The Blackfoot Cultural Society had asked Jason’s father Wilton to do the transfer and provide a Blackfoot name to the premier, which the Elder did during the International Peace Powwow & Festival in Lethbridge Feb. 23 and Feb. 24.
But news of the transfer and naming caused concern on social media, with many angry and disparaging comments aimed at Notley and the family that did the ceremony.
“The backlash was huge and it was quite disappointing, and people making negative comments on this is really disappointing in terms of understanding our culture right now,” Jason told Jeremy Harpe of Windspeaker Radio, 88.1 FM Calgary.
Jason responded on Facebook in a way that challenged the criticism.
“It was something that I felt needed to be said in defence of myself and especially my father.”
“It takes 4 valiant deeds to recount before a head dress is transferred,” Jason wrote.
“When you are doing a ceremony like that for somebody of a high profile (his father) would bring out his best stories,” Jason said.
Wilton’s “best” story was the time he was in a dangerous situation as a member of the Calgary police.

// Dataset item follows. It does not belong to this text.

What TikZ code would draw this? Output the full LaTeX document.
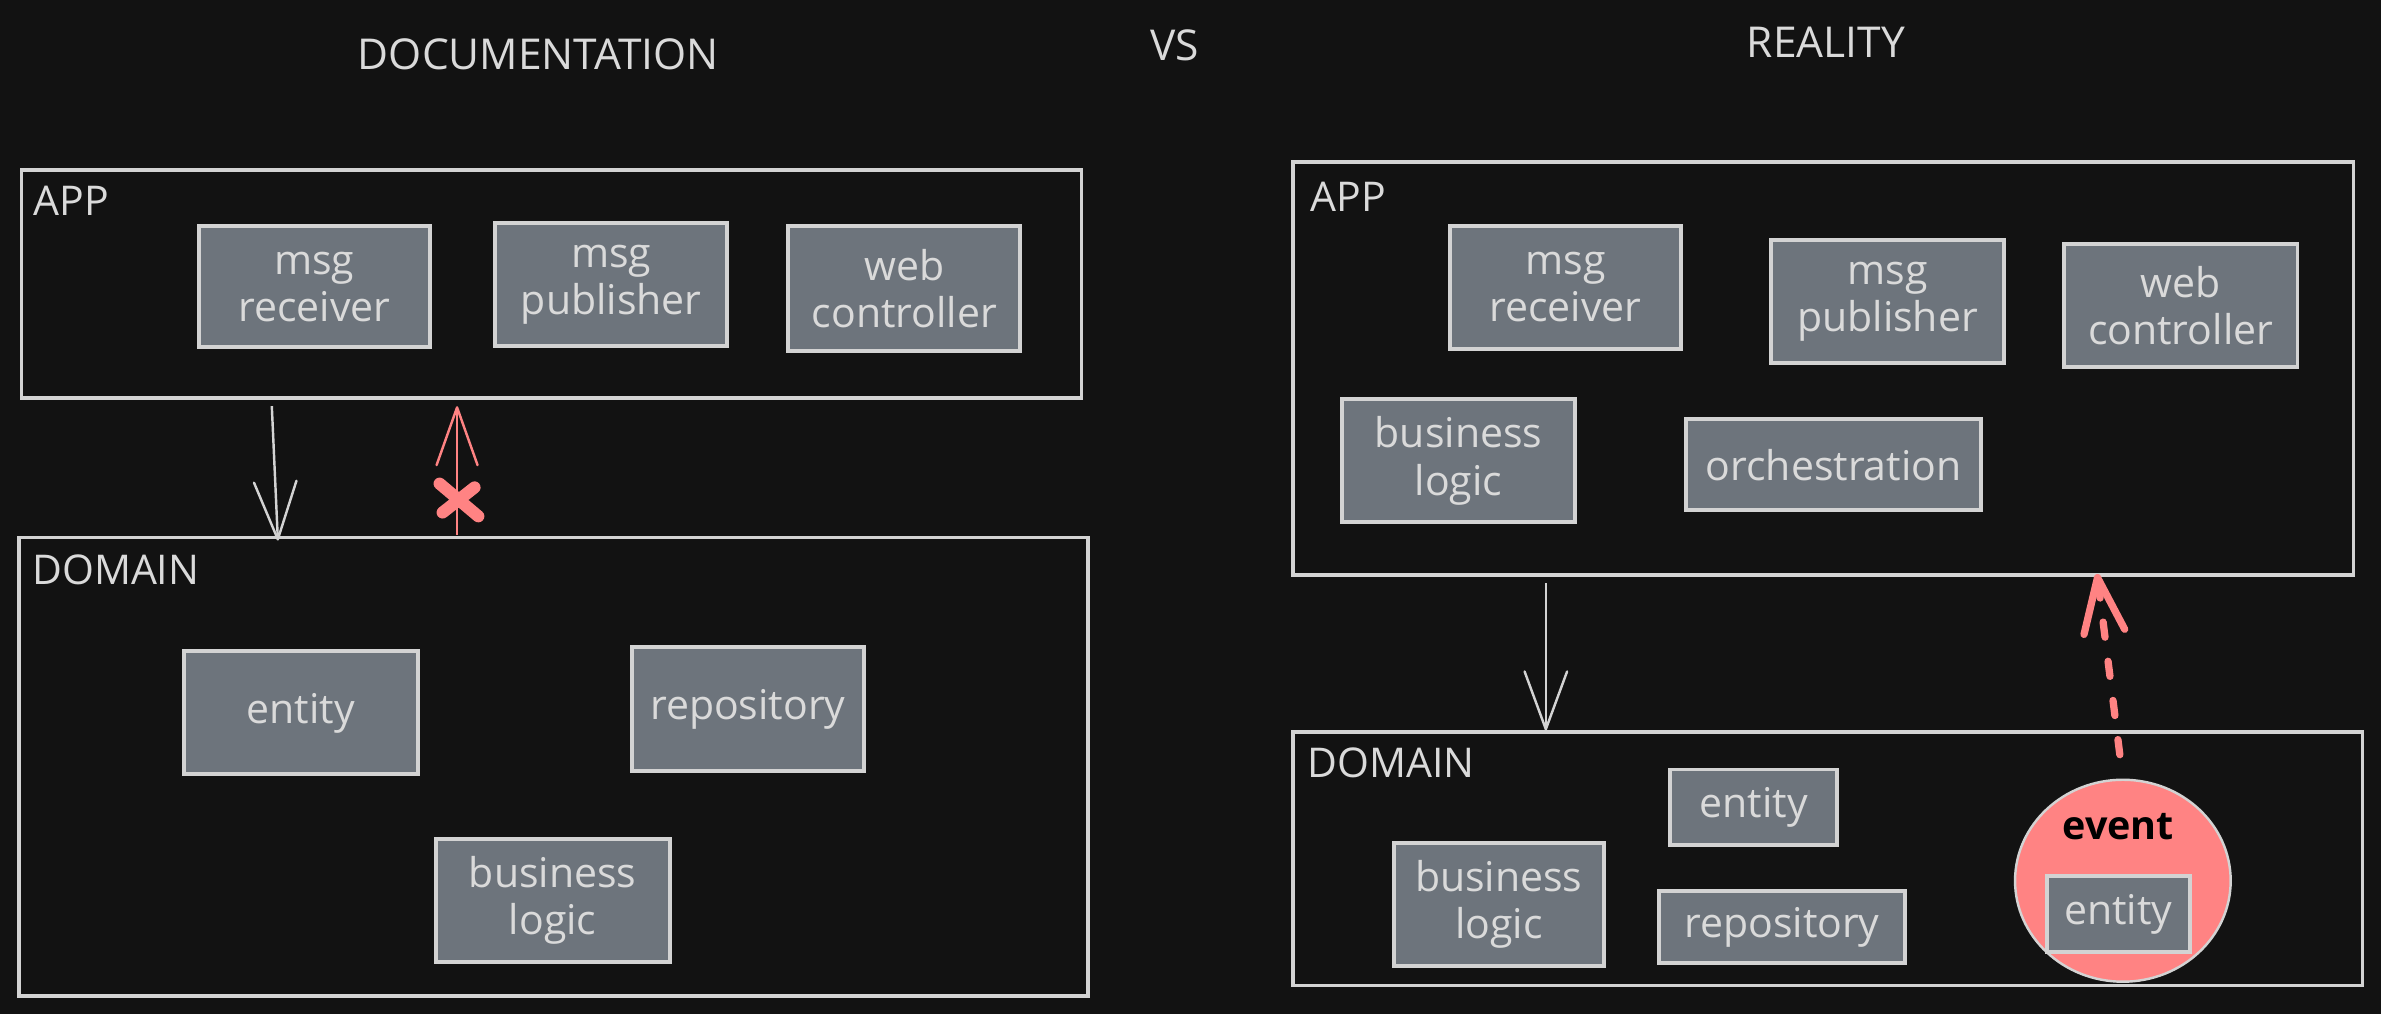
\documentclass[tikz,border=0pt]{standalone}
\usepackage{fontspec}
\setmainfont{Open Sans}
\usetikzlibrary{arrows.meta,shapes.geometric}
\definecolor{bg}{HTML}{121212}
\definecolor{stk}{HTML}{D3D3D3}
\definecolor{boxfill}{HTML}{6D747C}
\definecolor{txt}{HTML}{DADADA}
\definecolor{redc}{HTML}{FF8383}
\begin{document}
\begin{tikzpicture}[x=1pt,y=-1pt,
  frame/.style={draw=stk, line width=2.2pt, inner sep=0pt},
  comp/.style={draw=stk, fill=boxfill, line width=2.6pt, inner sep=0pt,
    text=txt, align=center, font=\fontsize{27}{31}\selectfont},
  lbl/.style={text=txt, inner sep=0pt, font=\fontsize{27}{31}\selectfont},
  ttl/.style={text=txt, inner sep=0pt, font=\fontsize{28}{32}\selectfont},
  garrow/.style={draw=stk, line width=1.6pt, -{Straight Barb[length=38pt,width=28pt,round]}},
  rarrow/.style={draw=redc, line width=1.6pt, -{Straight Barb[length=38pt,width=27pt,round]}},
  rdash/.style={draw=redc, line width=4.8pt, line cap=round, dash pattern=on 10pt off 16pt,
    -{Straight Barb[length=36pt,width=27pt,round]}},
]
\fill[bg] (0,0) rectangle (1568,668);
\useasboundingbox (0,0) rectangle (1568,668);

% titles
\node[ttl, anchor=base] (tDoc) at (354.6,46) {DOCUMENTATION};
\node[ttl, anchor=base] (tVs) at (773.5,40) {VS};
\node[ttl, anchor=base] (tReal) at (1202.5,38) {REALITY};

% ---------- left: documentation ----------
\node[frame, minimum width=698pt, minimum height=150pt] (appL) at (363,187) {};
\node[lbl, anchor=base west] (appLlbl) at (22,141.6) {APP};
\node[comp, minimum width=152pt, minimum height=80pt] (recvL) at (207,188.8) {msg\\receiver};
\node[comp, minimum width=153pt, minimum height=81pt] (pubL) at (402.5,187.5) {msg\\publisher};
\node[comp, minimum width=153pt, minimum height=82pt] (webL) at (595.5,190) {web\\controller};

\node[frame, minimum width=704pt, minimum height=302pt] (domL) at (364.6,505) {};
\node[lbl, anchor=base west] (domLlbl) at (21,385) {DOMAIN};
\node[comp, minimum width=154pt, minimum height=81pt] (entL) at (198,469.5) {entity};
\node[comp, minimum width=153pt, minimum height=82pt] (repoL) at (492.5,467) {repository};
\node[comp, minimum width=154pt, minimum height=81pt] (blL) at (364,593) {business\\logic};

\coordinate (gL1) at (179,267.5);
\coordinate (gL2) at (183,356);
\draw[garrow] (gL1) -- (gL2);

\draw[redc, line width=8pt, line cap=round] (289.5,318.5) -- (315,340);
\draw[redc, line width=8pt, line cap=round] (312.5,321) -- (291.5,337.5);
\coordinate (rL1) at (301,352);
\coordinate (rL2) at (301,267.5);
\draw[rarrow] (rL1) -- (rL2);

% ---------- right: reality ----------
\node[frame, minimum width=698.5pt, minimum height=272pt] (appR) at (1200.75,242.7) {};
\node[lbl, anchor=base west] (appRlbl) at (863,139.5) {APP};
\node[comp, minimum width=152pt, minimum height=81pt] (recvR) at (1031,189.2) {msg\\receiver};
\node[comp, minimum width=154pt, minimum height=81pt] (pubR) at (1243,198.5) {msg\\publisher};
\node[comp, minimum width=154pt, minimum height=81pt] (webR) at (1436,201) {web\\controller};
\node[comp, minimum width=153pt, minimum height=81pt] (blR1) at (960.5,303.5) {business\\logic};
\node[comp, minimum width=194pt, minimum height=60pt] (orch) at (1207.5,306) {orchestration};

\node[frame, minimum width=704.5pt, minimum height=167pt] (domR) at (1203.75,565.5) {};
\node[lbl, anchor=base west] (domRlbl) at (861,512) {DOMAIN};
\node[comp, minimum width=110pt, minimum height=50pt] (entR) at (1155,531.75) {entity};
\node[comp, minimum width=138pt, minimum height=81pt] (blR2) at (987,595.5) {business\\logic};
\node[comp, minimum width=162pt, minimum height=47pt] (repoR) at (1173.5,610.5) {repository};

\node[ellipse, draw=stk, fill=redc, line width=1.6pt, inner sep=0pt,
  minimum width=142pt, minimum height=133pt] (ev) at (1398,580) {};
\node[anchor=base, inner sep=0pt, text=black, font=\fontsize{26}{30}\selectfont\bfseries] (evTxt) at (1395,553) {event};
\node[comp, minimum width=94pt, minimum height=50pt] (entE) at (1395,602) {entity};

\coordinate (gR1) at (1018,384);
\coordinate (gR2) at (1018,481);
\draw[garrow] (gR1) -- (gR2);

\coordinate (rR1) at (1396,497);
\coordinate (rR2) at (1381,378);
\draw[rdash] (rR1) -- (rR2);
\end{tikzpicture}
\end{document}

“In 1968, I drew my gun as a member of the Calgary City Police. I faced off with the head of the drug rings. He set his gun down ‘cause he knew I was gonna shoot him,” Wilton told his son to communicate on his Facebook post.
It was this story that Wilton was thinking about when he named Notley Brave Heart Woman, said Jason.
More on Jason’s Facebook post can be seen at https://windspeaker.com/news/windspeaker-news/valiant-deeds-give-family-right-transfer-headdress-alberta-premier
The social media criticism swiftly came from across the county.
“What was disappointing was the amount of anger that people have towards things like this. It’s really unfortunate that it’s somewhat of a test to where we are at as a people right now,” Jason explained.
But what was truly concerning was that the criticism targeted women and race and was in many cases coming from women themselves on social media. Jason questioned whether there was lateral violence and a double standard at play.
“It’s disappointing because we go to the defence for our women. We go to the defence for our culture. But everybody seems to be getting their wires crossed. We shouldn’t be living by some sort of double standard.”